* [Exercise description] In this exercise, return the whole listing exactly, excluding any images.
══════
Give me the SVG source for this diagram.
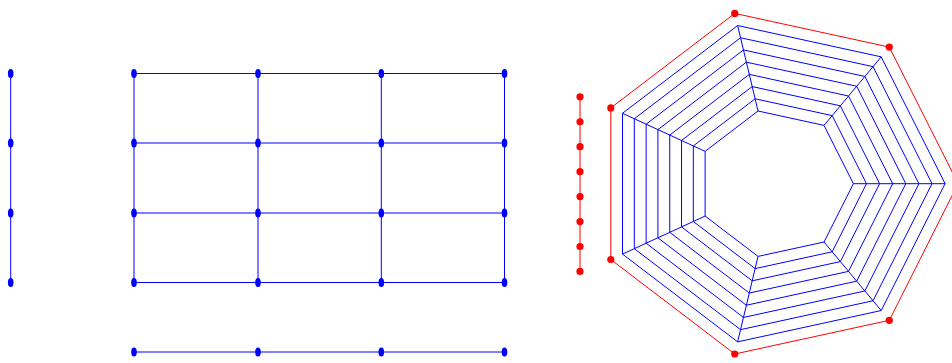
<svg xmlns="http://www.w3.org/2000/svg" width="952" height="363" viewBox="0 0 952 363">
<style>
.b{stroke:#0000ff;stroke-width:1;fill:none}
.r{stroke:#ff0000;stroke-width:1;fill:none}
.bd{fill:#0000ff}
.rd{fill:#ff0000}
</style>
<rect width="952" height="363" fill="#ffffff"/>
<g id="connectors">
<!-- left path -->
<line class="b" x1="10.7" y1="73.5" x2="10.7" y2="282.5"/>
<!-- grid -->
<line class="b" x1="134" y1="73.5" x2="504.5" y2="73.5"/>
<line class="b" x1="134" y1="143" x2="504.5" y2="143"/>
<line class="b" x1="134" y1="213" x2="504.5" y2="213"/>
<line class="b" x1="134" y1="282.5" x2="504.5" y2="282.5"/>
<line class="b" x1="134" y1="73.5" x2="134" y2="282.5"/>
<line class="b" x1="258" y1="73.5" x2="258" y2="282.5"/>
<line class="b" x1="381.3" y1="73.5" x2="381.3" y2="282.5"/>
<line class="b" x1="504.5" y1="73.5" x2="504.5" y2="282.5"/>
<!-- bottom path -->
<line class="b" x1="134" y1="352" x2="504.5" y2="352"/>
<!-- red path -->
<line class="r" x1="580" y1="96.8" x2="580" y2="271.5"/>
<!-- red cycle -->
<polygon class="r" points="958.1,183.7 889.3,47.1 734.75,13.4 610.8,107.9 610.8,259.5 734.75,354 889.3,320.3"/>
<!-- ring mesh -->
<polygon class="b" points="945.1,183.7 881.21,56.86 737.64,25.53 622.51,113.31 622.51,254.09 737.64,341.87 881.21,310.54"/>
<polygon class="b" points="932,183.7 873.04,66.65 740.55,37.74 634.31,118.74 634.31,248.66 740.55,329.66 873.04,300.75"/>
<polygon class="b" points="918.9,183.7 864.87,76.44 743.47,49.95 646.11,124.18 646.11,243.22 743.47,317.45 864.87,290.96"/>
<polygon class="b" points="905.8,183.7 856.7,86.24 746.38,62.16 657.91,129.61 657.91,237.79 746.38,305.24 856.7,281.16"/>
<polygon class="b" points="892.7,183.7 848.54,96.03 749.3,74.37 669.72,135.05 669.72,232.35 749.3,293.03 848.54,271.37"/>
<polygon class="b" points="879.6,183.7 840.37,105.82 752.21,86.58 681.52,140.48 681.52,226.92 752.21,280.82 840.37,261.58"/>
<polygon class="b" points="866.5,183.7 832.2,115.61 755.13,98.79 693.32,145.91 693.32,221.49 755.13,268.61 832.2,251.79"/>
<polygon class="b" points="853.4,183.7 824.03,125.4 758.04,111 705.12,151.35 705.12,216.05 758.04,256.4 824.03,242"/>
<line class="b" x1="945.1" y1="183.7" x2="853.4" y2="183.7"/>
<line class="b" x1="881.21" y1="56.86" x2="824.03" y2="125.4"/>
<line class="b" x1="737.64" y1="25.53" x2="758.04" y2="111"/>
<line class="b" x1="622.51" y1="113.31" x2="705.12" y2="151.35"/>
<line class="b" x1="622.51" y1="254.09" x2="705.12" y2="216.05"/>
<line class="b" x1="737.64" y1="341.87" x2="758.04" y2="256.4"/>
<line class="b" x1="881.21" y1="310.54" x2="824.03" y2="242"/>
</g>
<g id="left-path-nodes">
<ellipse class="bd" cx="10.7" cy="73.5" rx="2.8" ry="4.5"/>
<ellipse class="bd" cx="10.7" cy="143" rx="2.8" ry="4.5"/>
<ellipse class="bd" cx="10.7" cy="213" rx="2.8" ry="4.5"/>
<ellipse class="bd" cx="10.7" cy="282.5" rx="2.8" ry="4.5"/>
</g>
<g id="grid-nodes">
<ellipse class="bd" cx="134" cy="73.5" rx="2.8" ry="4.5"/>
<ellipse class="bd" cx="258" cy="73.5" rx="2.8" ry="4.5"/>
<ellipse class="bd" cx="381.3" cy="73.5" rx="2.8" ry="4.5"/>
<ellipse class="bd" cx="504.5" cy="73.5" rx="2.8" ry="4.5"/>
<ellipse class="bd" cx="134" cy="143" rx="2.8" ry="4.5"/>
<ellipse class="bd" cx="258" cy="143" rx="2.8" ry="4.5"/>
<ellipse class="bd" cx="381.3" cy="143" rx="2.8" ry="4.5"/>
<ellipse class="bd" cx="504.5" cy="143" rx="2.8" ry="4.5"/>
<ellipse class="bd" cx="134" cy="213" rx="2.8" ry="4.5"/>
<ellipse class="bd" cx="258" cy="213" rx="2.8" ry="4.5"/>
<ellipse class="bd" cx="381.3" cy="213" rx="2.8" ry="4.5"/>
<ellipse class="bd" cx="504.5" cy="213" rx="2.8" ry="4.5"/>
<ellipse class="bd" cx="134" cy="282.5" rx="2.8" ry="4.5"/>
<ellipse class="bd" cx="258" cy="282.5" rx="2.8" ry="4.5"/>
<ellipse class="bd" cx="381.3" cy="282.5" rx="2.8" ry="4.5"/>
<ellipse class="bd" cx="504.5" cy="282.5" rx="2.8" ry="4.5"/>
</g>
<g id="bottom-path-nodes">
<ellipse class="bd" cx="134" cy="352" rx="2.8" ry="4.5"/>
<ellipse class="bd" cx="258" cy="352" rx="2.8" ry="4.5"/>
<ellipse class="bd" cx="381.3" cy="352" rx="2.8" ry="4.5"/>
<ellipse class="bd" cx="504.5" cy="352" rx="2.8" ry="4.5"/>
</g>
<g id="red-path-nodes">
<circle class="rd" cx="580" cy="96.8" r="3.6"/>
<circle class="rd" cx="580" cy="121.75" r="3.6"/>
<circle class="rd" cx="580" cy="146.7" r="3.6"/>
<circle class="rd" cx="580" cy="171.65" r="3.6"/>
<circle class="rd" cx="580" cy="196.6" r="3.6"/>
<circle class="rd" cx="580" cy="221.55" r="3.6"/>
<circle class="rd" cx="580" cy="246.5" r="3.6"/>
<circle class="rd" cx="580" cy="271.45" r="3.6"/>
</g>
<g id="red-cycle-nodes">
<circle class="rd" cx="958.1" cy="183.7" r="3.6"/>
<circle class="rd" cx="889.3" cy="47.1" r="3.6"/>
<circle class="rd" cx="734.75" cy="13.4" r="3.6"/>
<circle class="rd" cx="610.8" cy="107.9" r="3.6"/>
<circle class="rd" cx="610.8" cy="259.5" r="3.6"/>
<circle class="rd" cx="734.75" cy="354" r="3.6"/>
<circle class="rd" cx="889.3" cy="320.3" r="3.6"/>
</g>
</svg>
══════
* [Exercise output]
Give me the SVG source for this diagram.
<svg xmlns="http://www.w3.org/2000/svg" width="952" height="363" viewBox="0 0 952 363">
<style>
.b{stroke:#0000ff;stroke-width:1;fill:none}
.r{stroke:#ff0000;stroke-width:1;fill:none}
.bd{fill:#0000ff}
.rd{fill:#ff0000}
</style>
<rect width="952" height="363" fill="#ffffff"/>
<g id="connectors">
<!-- left path -->
<line class="b" x1="10.7" y1="73.5" x2="10.7" y2="282.5"/>
<!-- grid -->
<line class="b" x1="134" y1="73.5" x2="504.5" y2="73.5"/>
<line class="b" x1="134" y1="143" x2="504.5" y2="143"/>
<line class="b" x1="134" y1="213" x2="504.5" y2="213"/>
<line class="b" x1="134" y1="282.5" x2="504.5" y2="282.5"/>
<line class="b" x1="134" y1="73.5" x2="134" y2="282.5"/>
<line class="b" x1="258" y1="73.5" x2="258" y2="282.5"/>
<line class="b" x1="381.3" y1="73.5" x2="381.3" y2="282.5"/>
<line class="b" x1="504.5" y1="73.5" x2="504.5" y2="282.5"/>
<!-- bottom path -->
<line class="b" x1="134" y1="352" x2="504.5" y2="352"/>
<!-- red path -->
<line class="r" x1="580" y1="96.8" x2="580" y2="271.5"/>
<!-- red cycle -->
<polygon class="r" points="958.1,183.7 889.3,47.1 734.75,13.4 610.8,107.9 610.8,259.5 734.75,354 889.3,320.3"/>
<!-- ring mesh -->
<polygon class="b" points="945.1,183.7 881.21,56.86 737.64,25.53 622.51,113.31 622.51,254.09 737.64,341.87 881.21,310.54"/>
<polygon class="b" points="932,183.7 873.04,66.65 740.55,37.74 634.31,118.74 634.31,248.66 740.55,329.66 873.04,300.75"/>
<polygon class="b" points="918.9,183.7 864.87,76.44 743.47,49.95 646.11,124.18 646.11,243.22 743.47,317.45 864.87,290.96"/>
<polygon class="b" points="905.8,183.7 856.7,86.24 746.38,62.16 657.91,129.61 657.91,237.79 746.38,305.24 856.7,281.16"/>
<polygon class="b" points="892.7,183.7 848.54,96.03 749.3,74.37 669.72,135.05 669.72,232.35 749.3,293.03 848.54,271.37"/>
<polygon class="b" points="879.6,183.7 840.37,105.82 752.21,86.58 681.52,140.48 681.52,226.92 752.21,280.82 840.37,261.58"/>
<polygon class="b" points="866.5,183.7 832.2,115.61 755.13,98.79 693.32,145.91 693.32,221.49 755.13,268.61 832.2,251.79"/>
<polygon class="b" points="853.4,183.7 824.03,125.4 758.04,111 705.12,151.35 705.12,216.05 758.04,256.4 824.03,242"/>
<line class="b" x1="945.1" y1="183.7" x2="853.4" y2="183.7"/>
<line class="b" x1="881.21" y1="56.86" x2="824.03" y2="125.4"/>
<line class="b" x1="737.64" y1="25.53" x2="758.04" y2="111"/>
<line class="b" x1="622.51" y1="113.31" x2="705.12" y2="151.35"/>
<line class="b" x1="622.51" y1="254.09" x2="705.12" y2="216.05"/>
<line class="b" x1="737.64" y1="341.87" x2="758.04" y2="256.4"/>
<line class="b" x1="881.21" y1="310.54" x2="824.03" y2="242"/>
</g>
<g id="left-path-nodes">
<ellipse class="bd" cx="10.7" cy="73.5" rx="2.8" ry="4.5"/>
<ellipse class="bd" cx="10.7" cy="143" rx="2.8" ry="4.5"/>
<ellipse class="bd" cx="10.7" cy="213" rx="2.8" ry="4.5"/>
<ellipse class="bd" cx="10.7" cy="282.5" rx="2.8" ry="4.5"/>
</g>
<g id="grid-nodes">
<ellipse class="bd" cx="134" cy="73.5" rx="2.8" ry="4.5"/>
<ellipse class="bd" cx="258" cy="73.5" rx="2.8" ry="4.5"/>
<ellipse class="bd" cx="381.3" cy="73.5" rx="2.8" ry="4.5"/>
<ellipse class="bd" cx="504.5" cy="73.5" rx="2.8" ry="4.5"/>
<ellipse class="bd" cx="134" cy="143" rx="2.8" ry="4.5"/>
<ellipse class="bd" cx="258" cy="143" rx="2.8" ry="4.5"/>
<ellipse class="bd" cx="381.3" cy="143" rx="2.8" ry="4.5"/>
<ellipse class="bd" cx="504.5" cy="143" rx="2.8" ry="4.5"/>
<ellipse class="bd" cx="134" cy="213" rx="2.8" ry="4.5"/>
<ellipse class="bd" cx="258" cy="213" rx="2.8" ry="4.5"/>
<ellipse class="bd" cx="381.3" cy="213" rx="2.8" ry="4.5"/>
<ellipse class="bd" cx="504.5" cy="213" rx="2.8" ry="4.5"/>
<ellipse class="bd" cx="134" cy="282.5" rx="2.8" ry="4.5"/>
<ellipse class="bd" cx="258" cy="282.5" rx="2.8" ry="4.5"/>
<ellipse class="bd" cx="381.3" cy="282.5" rx="2.8" ry="4.5"/>
<ellipse class="bd" cx="504.5" cy="282.5" rx="2.8" ry="4.5"/>
</g>
<g id="bottom-path-nodes">
<ellipse class="bd" cx="134" cy="352" rx="2.8" ry="4.5"/>
<ellipse class="bd" cx="258" cy="352" rx="2.8" ry="4.5"/>
<ellipse class="bd" cx="381.3" cy="352" rx="2.8" ry="4.5"/>
<ellipse class="bd" cx="504.5" cy="352" rx="2.8" ry="4.5"/>
</g>
<g id="red-path-nodes">
<circle class="rd" cx="580" cy="96.8" r="3.6"/>
<circle class="rd" cx="580" cy="121.75" r="3.6"/>
<circle class="rd" cx="580" cy="146.7" r="3.6"/>
<circle class="rd" cx="580" cy="171.65" r="3.6"/>
<circle class="rd" cx="580" cy="196.6" r="3.6"/>
<circle class="rd" cx="580" cy="221.55" r="3.6"/>
<circle class="rd" cx="580" cy="246.5" r="3.6"/>
<circle class="rd" cx="580" cy="271.45" r="3.6"/>
</g>
<g id="red-cycle-nodes">
<circle class="rd" cx="958.1" cy="183.7" r="3.6"/>
<circle class="rd" cx="889.3" cy="47.1" r="3.6"/>
<circle class="rd" cx="734.75" cy="13.4" r="3.6"/>
<circle class="rd" cx="610.8" cy="107.9" r="3.6"/>
<circle class="rd" cx="610.8" cy="259.5" r="3.6"/>
<circle class="rd" cx="734.75" cy="354" r="3.6"/>
<circle class="rd" cx="889.3" cy="320.3" r="3.6"/>
</g>
</svg>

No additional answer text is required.